GIVEN INSTRUCTION: List each line of the data that holds the string "picture".

DATA SHOWN:
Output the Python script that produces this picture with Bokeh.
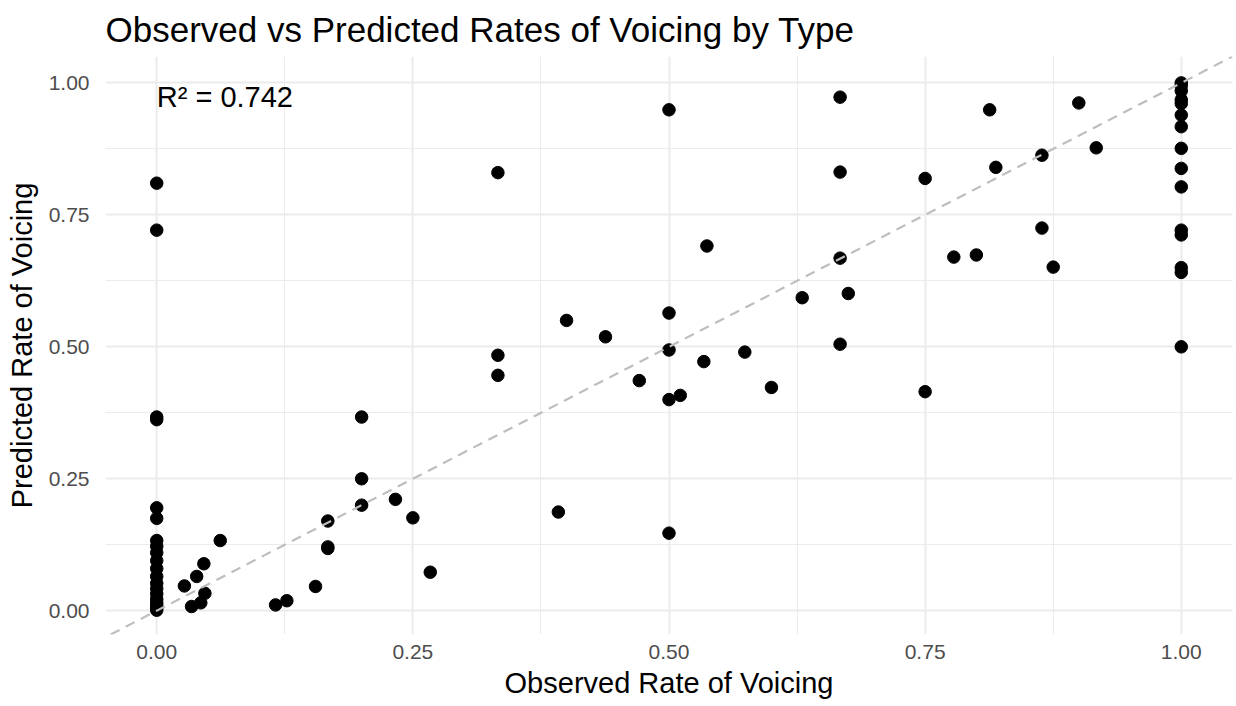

---

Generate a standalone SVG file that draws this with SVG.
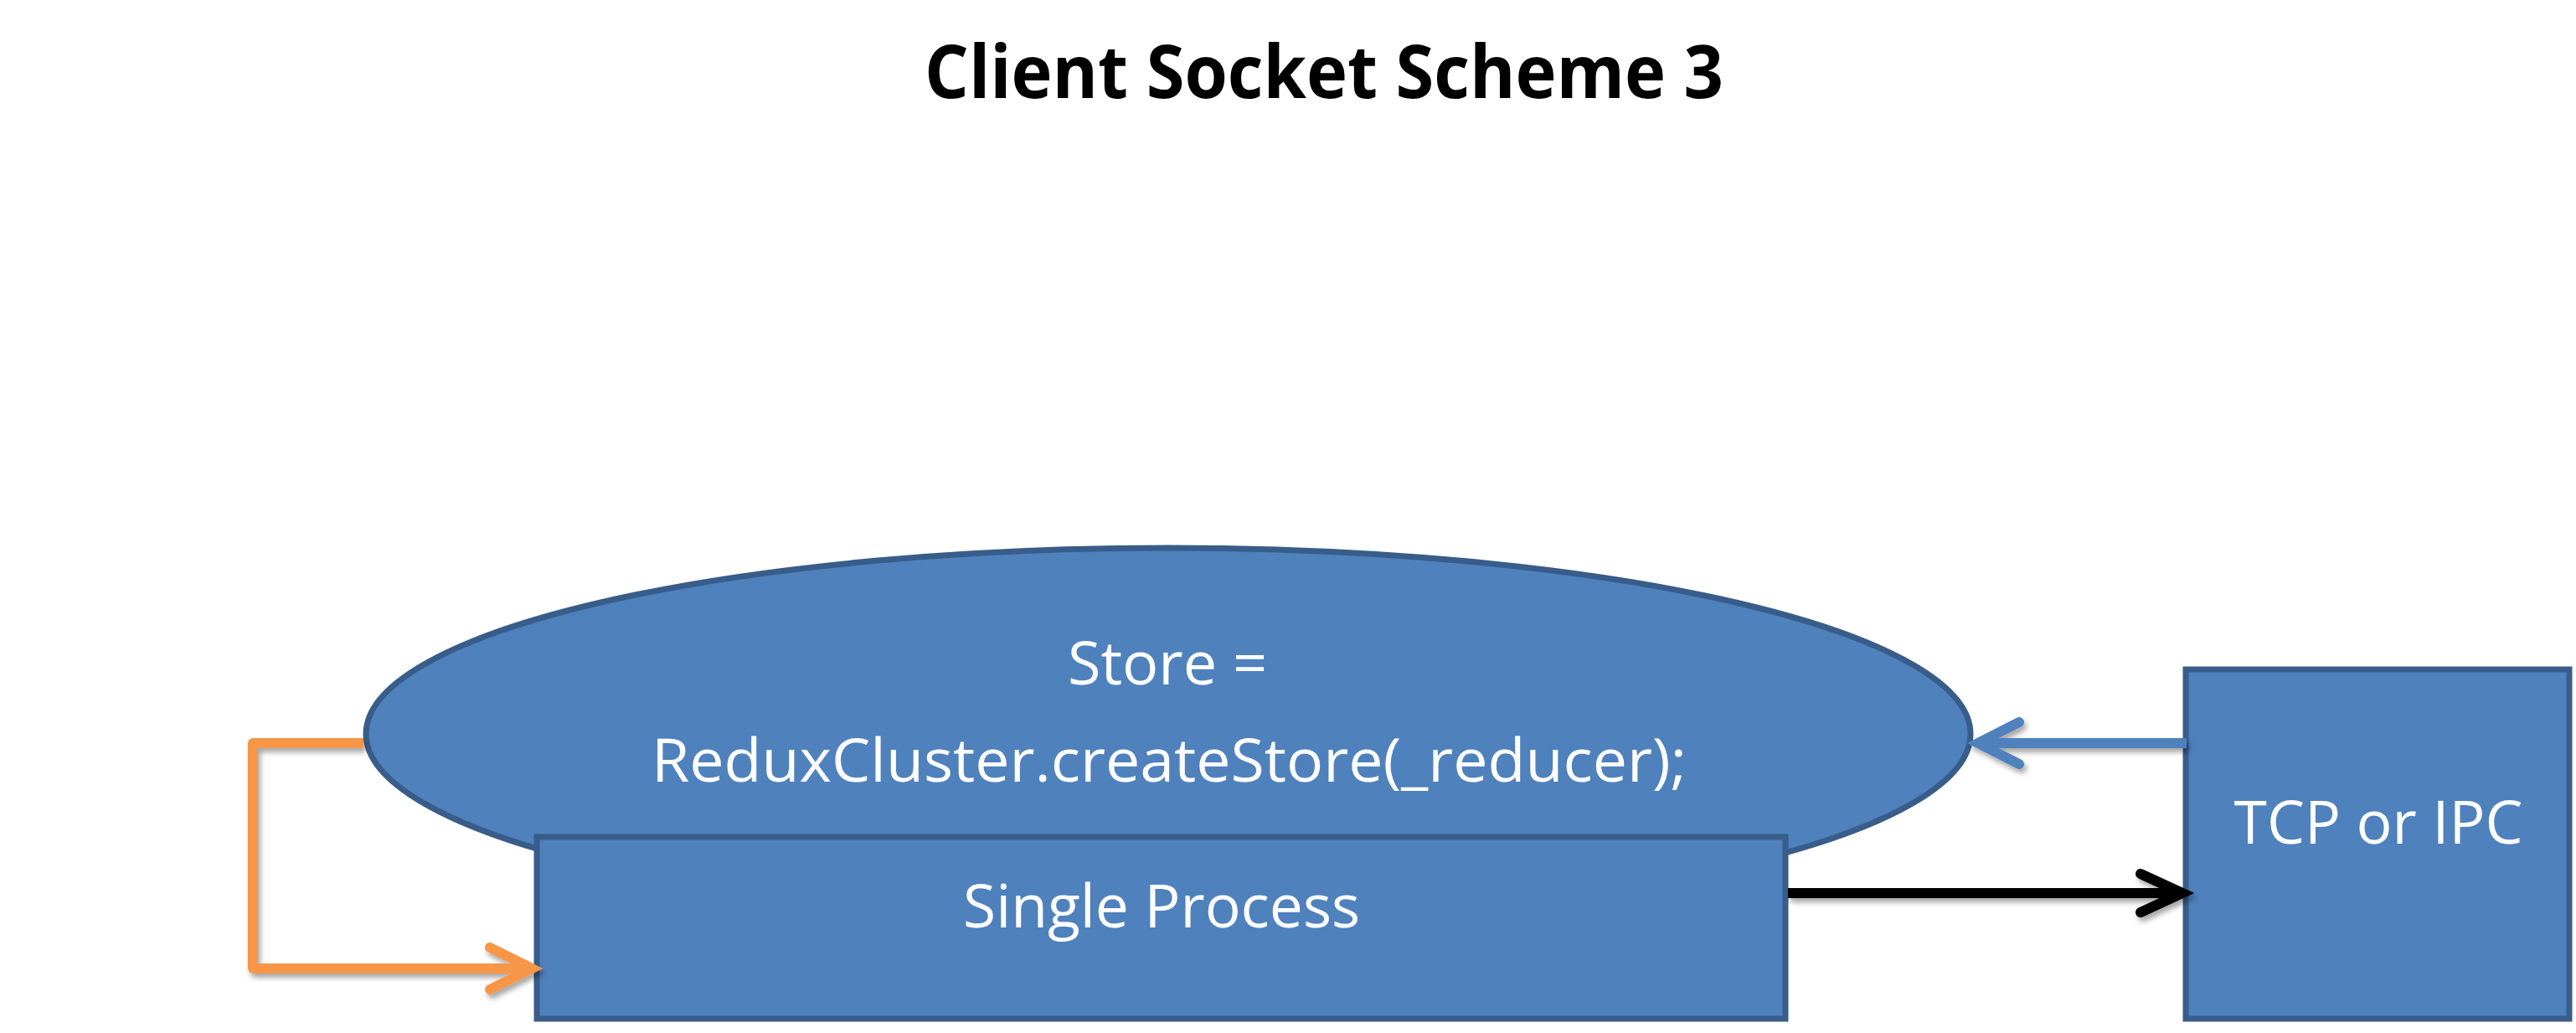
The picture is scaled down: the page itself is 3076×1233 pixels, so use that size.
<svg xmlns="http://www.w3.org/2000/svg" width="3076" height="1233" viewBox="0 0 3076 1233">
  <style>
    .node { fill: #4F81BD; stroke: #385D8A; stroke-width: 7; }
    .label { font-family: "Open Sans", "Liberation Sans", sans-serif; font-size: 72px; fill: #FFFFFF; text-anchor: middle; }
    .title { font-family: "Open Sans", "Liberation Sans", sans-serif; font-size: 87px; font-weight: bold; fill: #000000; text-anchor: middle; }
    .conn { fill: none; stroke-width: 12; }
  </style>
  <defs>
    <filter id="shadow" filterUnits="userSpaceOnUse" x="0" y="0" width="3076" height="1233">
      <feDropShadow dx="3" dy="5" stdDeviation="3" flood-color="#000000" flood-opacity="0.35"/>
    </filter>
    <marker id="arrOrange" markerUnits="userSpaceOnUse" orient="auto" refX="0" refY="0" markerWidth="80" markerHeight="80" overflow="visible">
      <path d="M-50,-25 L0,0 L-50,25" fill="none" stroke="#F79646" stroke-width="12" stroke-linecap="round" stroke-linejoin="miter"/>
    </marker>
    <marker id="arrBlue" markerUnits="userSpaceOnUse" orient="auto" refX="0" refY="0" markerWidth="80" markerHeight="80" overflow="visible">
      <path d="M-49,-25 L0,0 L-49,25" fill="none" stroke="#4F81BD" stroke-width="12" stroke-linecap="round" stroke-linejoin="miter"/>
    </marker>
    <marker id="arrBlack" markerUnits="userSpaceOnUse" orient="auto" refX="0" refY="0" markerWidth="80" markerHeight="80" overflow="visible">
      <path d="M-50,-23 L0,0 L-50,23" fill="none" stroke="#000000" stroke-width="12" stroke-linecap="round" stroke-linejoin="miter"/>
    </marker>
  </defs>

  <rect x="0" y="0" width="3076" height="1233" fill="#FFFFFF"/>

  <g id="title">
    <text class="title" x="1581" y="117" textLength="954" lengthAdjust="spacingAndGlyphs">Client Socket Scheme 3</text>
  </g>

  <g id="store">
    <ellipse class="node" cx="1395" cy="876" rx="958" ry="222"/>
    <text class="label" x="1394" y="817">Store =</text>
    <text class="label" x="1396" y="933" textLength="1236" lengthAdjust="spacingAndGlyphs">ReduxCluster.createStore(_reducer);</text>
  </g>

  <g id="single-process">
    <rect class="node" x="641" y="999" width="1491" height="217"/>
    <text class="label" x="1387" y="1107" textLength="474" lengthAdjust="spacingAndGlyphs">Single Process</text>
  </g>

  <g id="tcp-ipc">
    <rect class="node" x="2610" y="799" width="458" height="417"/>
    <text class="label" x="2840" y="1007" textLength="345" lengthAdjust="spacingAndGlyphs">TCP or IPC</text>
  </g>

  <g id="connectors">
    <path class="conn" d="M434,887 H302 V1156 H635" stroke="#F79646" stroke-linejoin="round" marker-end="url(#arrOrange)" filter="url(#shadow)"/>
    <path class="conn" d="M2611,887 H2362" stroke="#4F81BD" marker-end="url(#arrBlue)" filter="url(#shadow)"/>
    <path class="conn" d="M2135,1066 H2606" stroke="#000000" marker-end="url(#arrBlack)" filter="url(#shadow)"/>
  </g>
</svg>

EXERCISE RESPONSE:
Output the Python script that produces this picture with Bokeh.
The picture is scaled down: the page itself is 3076×1233 pixels, so use that size.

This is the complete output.